## GOAL
Restate the full listing word for word and leave the pictures out.

----- DATASET EXCERPT

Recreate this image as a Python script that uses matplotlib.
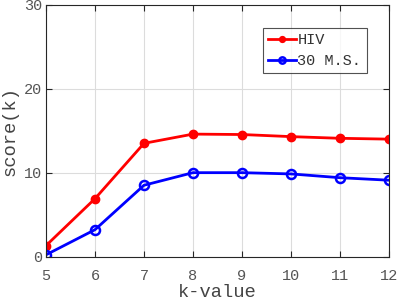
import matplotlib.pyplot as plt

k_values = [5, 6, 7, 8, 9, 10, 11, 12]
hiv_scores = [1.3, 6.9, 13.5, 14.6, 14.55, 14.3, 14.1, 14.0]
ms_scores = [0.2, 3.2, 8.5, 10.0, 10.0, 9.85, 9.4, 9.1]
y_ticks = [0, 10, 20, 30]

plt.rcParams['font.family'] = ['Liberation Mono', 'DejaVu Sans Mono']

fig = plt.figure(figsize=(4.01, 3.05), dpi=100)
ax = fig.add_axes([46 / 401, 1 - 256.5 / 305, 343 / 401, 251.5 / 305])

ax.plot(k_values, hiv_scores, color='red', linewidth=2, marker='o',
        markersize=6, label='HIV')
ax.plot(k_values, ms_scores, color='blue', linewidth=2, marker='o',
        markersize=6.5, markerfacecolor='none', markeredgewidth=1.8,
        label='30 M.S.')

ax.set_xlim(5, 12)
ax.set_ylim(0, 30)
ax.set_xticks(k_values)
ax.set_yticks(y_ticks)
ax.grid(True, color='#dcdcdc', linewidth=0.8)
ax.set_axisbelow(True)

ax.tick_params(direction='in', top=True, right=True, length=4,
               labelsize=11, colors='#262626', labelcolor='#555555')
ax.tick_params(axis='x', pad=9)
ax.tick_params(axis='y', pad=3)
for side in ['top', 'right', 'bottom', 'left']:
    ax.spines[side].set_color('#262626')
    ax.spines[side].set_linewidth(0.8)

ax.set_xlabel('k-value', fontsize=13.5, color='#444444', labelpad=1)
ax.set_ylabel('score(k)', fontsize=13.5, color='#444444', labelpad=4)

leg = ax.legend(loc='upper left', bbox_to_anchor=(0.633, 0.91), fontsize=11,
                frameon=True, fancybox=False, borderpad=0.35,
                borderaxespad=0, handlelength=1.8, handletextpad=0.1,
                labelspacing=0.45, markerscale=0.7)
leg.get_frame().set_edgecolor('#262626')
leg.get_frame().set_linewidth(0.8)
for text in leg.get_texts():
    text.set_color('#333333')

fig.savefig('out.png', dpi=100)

----------

## OUTPUT OF THE EXERCISE
Recreate this image as a Python script that uses matplotlib.
import matplotlib.pyplot as plt

k_values = [5, 6, 7, 8, 9, 10, 11, 12]
hiv_scores = [1.3, 6.9, 13.5, 14.6, 14.55, 14.3, 14.1, 14.0]
ms_scores = [0.2, 3.2, 8.5, 10.0, 10.0, 9.85, 9.4, 9.1]
y_ticks = [0, 10, 20, 30]

plt.rcParams['font.family'] = ['Liberation Mono', 'DejaVu Sans Mono']

fig = plt.figure(figsize=(4.01, 3.05), dpi=100)
ax = fig.add_axes([46 / 401, 1 - 256.5 / 305, 343 / 401, 251.5 / 305])

ax.plot(k_values, hiv_scores, color='red', linewidth=2, marker='o',
        markersize=6, label='HIV')
ax.plot(k_values, ms_scores, color='blue', linewidth=2, marker='o',
        markersize=6.5, markerfacecolor='none', markeredgewidth=1.8,
        label='30 M.S.')

ax.set_xlim(5, 12)
ax.set_ylim(0, 30)
ax.set_xticks(k_values)
ax.set_yticks(y_ticks)
ax.grid(True, color='#dcdcdc', linewidth=0.8)
ax.set_axisbelow(True)

ax.tick_params(direction='in', top=True, right=True, length=4,
               labelsize=11, colors='#262626', labelcolor='#555555')
ax.tick_params(axis='x', pad=9)
ax.tick_params(axis='y', pad=3)
for side in ['top', 'right', 'bottom', 'left']:
    ax.spines[side].set_color('#262626')
    ax.spines[side].set_linewidth(0.8)

ax.set_xlabel('k-value', fontsize=13.5, color='#444444', labelpad=1)
ax.set_ylabel('score(k)', fontsize=13.5, color='#444444', labelpad=4)

leg = ax.legend(loc='upper left', bbox_to_anchor=(0.633, 0.91), fontsize=11,
                frameon=True, fancybox=False, borderpad=0.35,
                borderaxespad=0, handlelength=1.8, handletextpad=0.1,
                labelspacing=0.45, markerscale=0.7)
leg.get_frame().set_edgecolor('#262626')
leg.get_frame().set_linewidth(0.8)
for text in leg.get_texts():
    text.set_color('#333333')

fig.savefig('out.png', dpi=100)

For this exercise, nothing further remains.